La mayoría de las viñetas son aspiracionales. Los personajes que interpreta Francella suelen ser los que tienen más dinero o los que terminan ganando. Uno de ellos compra un auto de altísima gama después de “mucho esfuerzo personal”, otro invita a comer a un cartonero con dinero que hizo comerciando criptomonedas y afirma que no es tan fácil como parece tener plata, pero que ni loco la cambia por la paz de la pobreza. El chiste se ríe del pobre, como el cura que no termina de hablar mientras sus feligreses solamente quieren empezar a comer, porque están “cagados de hambre”.

Francella, los Francella de este Francellaverso cometen errores, desconfían de los hijos, se burlan del amigo del nieto, y así expían los pecados de los espectadores-Francella que pueden reírse de lo que están viendo.
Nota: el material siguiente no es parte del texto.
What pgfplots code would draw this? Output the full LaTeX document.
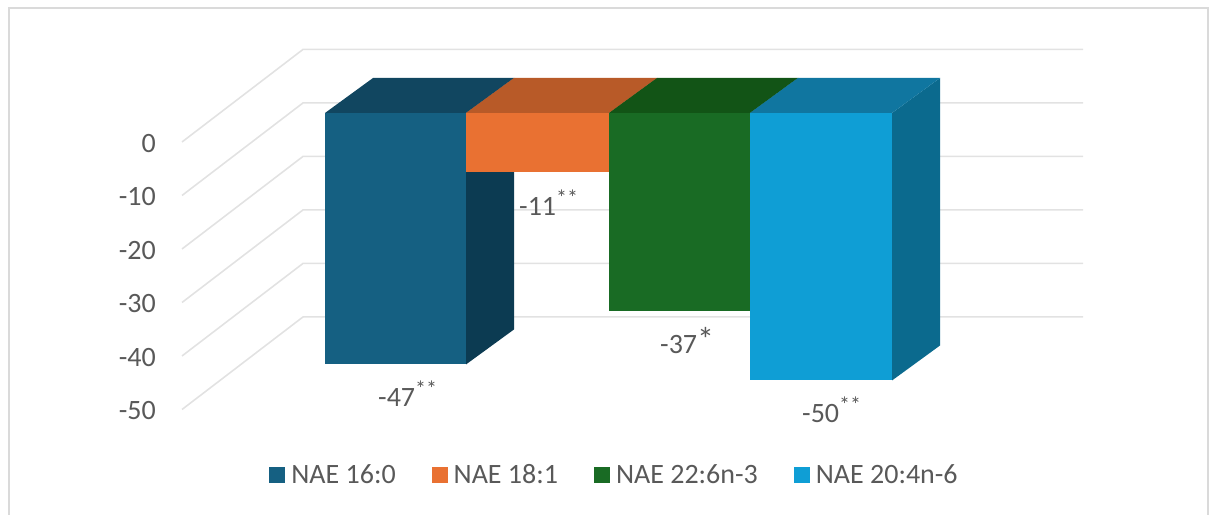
\documentclass[border=0pt]{standalone}
\usepackage{fontspec}
\setmainfont{Carlito}
\usepackage{pgfplots}
\pgfplotsset{compat=1.18}

\definecolor{palm}{HTML}{156082}\definecolor{palmtop}{HTML}{114660}\definecolor{palmside}{HTML}{0C3B52}
\definecolor{olei}{HTML}{E97132}\definecolor{oleitop}{HTML}{B85A28}\definecolor{oleiside}{HTML}{A04E22}
\definecolor{doco}{HTML}{196B24}\definecolor{docotop}{HTML}{125416}\definecolor{docoside}{HTML}{104A14}
\definecolor{arac}{HTML}{0F9ED5}\definecolor{aractop}{HTML}{1076A0}\definecolor{aracside}{HTML}{0B6A8E}
\definecolor{gridgrey}{HTML}{E2E2E2}
\definecolor{framegrey}{HTML}{DADADA}
\definecolor{labelgrey}{HTML}{595959}

% Depth of the chart floor and of the bars, in x units and in y-axis units
\def\walldx{121}\def\walldy{17.3}
\def\barfront{5.42}\def\bardx{48}\def\bardy{6.54}

% Significance stars set above the value
\newcommand{\sig}[3]{\raisebox{#2pt}{\fontsize{#3}{#3}\selectfont #1}}

% Wall gridline at one tick value
\newcommand{\wallline}[1]{%
  \pgfmathsetmacro\ya{#1+\walldy}%
  \addplot[gridgrey, line width=1.6pt, forget plot] coordinates {(182,#1) (303,\ya) (1083,\ya)};
}
% Block with its side, top and front faces: x0, x1, value, colours
\newcommand{\barblock}[6]{%
  \pgfmathsetmacro\ytop{\barfront}%
  \pgfmathsetmacro\ybot{#3+\barfront}%
  \pgfmathsetmacro\ytopb{\barfront+\bardy}%
  \pgfmathsetmacro\ybotb{#3+\barfront+\bardy}%
  \pgfmathsetmacro\xa{#1+\bardx}%
  \pgfmathsetmacro\xb{#2+\bardx}%
  \addplot[fill=#6, draw=none, forget plot] coordinates {(#2,\ytop) (\xb,\ytopb) (\xb,\ybotb) (#2,\ybot)} --cycle;
  \addplot[fill=#5, draw=none, forget plot] coordinates {(#1,\ytop) (\xa,\ytopb) (\xb,\ytopb) (#2,\ytop)} --cycle;
  \addplot[fill=#4, draw=none, forget plot] coordinates {(#1,\ytop) (#2,\ytop) (#2,\ybot) (#1,\ybot)} --cycle;
}

\begin{document}
\begin{tikzpicture}
\begin{axis}[
  scale only axis, width=1028pt, height=515pt,
  xmin=182, xmax=1210, ymin=-69.72, ymax=26.54,
  clip=false, no markers,
  axis line style={draw=none}, tick style={draw=none},
  major tick length=0pt,
  xtick=\empty,
  ytick={-50,-40,-30,-20,-10,0},
  yticklabels={-50,-40,-30,-20,-10,0},
  yticklabel style={inner sep=0pt, xshift=-26pt, yshift=-1.5pt, text=labelgrey, font=\fontsize{28}{32}\selectfont},
  legend image code/.code={\path[#1, draw=none] (0pt,-8pt) rectangle (16pt,8pt);},
  legend style={at={(axis cs:614.5,-62.2)}, anchor=center, draw=none, fill=none,
    legend columns=4, text=labelgrey, font=\fontsize{28}{32}\selectfont,
    /tikz/every odd column/.style={column sep=4pt},
    /tikz/every even column/.style={column sep=34pt}},
]
% Extent of the card and its frame
\path (axis cs:0,-69.72) rectangle (axis cs:1210,26.54);
\draw[framegrey, line width=1.4pt] (axis cs:9,-69.72) -- (axis cs:9,25.05) -- (axis cs:1208,25.05) -- (axis cs:1208,-69.72);

\wallline{0}\wallline{-10}\wallline{-20}\wallline{-30}\wallline{-40}\wallline{-50}

\barblock{325}{466}{-47}{palm}{palmtop}{palmside}
\barblock{466}{609}{-11}{olei}{oleitop}{oleiside}
\barblock{609}{750}{-37}{doco}{docotop}{docoside}
\barblock{750}{892}{-50}{arac}{aractop}{aracside}

\addlegendimage{fill=palm}\addlegendentry{NAE 16:0}
\addlegendimage{fill=olei}\addlegendentry{NAE 18:1}
\addlegendimage{fill=doco}\addlegendentry{NAE 22:6n-3}
\addlegendimage{fill=arac}\addlegendentry{NAE 20:4n-6}

\begin{scope}[every node/.style={anchor=base west, inner sep=0pt, text=labelgrey, font=\fontsize{28}{32}\selectfont}]
\node at (axis cs:378,-49.53) {-47\sig{**}{10}{22}};
\node at (axis cs:519,-13.83) {-11\sig{**}{10}{22}};
\node at (axis cs:660,-39.62) {-37\sig{*}{2}{34}};
\node at (axis cs:802,-52.52) {-50\sig{**}{10}{22}};
\end{scope}
\end{axis}
\end{tikzpicture}
\end{document}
Como si ser conscientes de que “es más fácil que un camello pase por el ojo de una aguja a que un rico entre en el reino de los cielos” los ayude a olvidarse de la culpa. Todo en escenarios profesionalmente retratados en los que abunda la publicidad no tradicional.

Por último, están las viñetas que no llegan a nada. Que parecen disparadores para un taller de escritura creativa. No es que carezcan de reflexión, sino que carecen de cierre. Por poner un ejemplo, un relator de fútbol está en el estadio en el momento en que Argentina está a un tiro penal de volver a ser campeona del mundo. Cuando Montiel convierte el penal, el relator sufre un infarto y muere. La viñeta termina ahí, cuando acaba de comenzar, y no es la única.

Después de repasar la historieta El Eternauta, dije (y perdón por citarme) que Argentina es épica. “Es bochinchera, rimbombante, autodestructiva, pero es la épica la que surge una y otra vez para llenar las calles, para explotar los balcones. Para salvarlos de su propia autodestrucción”. La película parece quedarse solamente en el camino a esa destrucción y olvidarse de las fortalezas que hacen que rebote hasta alturas mucho mayores a las de una penillanura levemente ondulada (a la que elijo todos los días). De nuevo, es munición pesada para la deshumanización y me cuesta pensar que los directores no supieran lo que estaban haciendo.

Homo argentum. 110 minutos. En cines.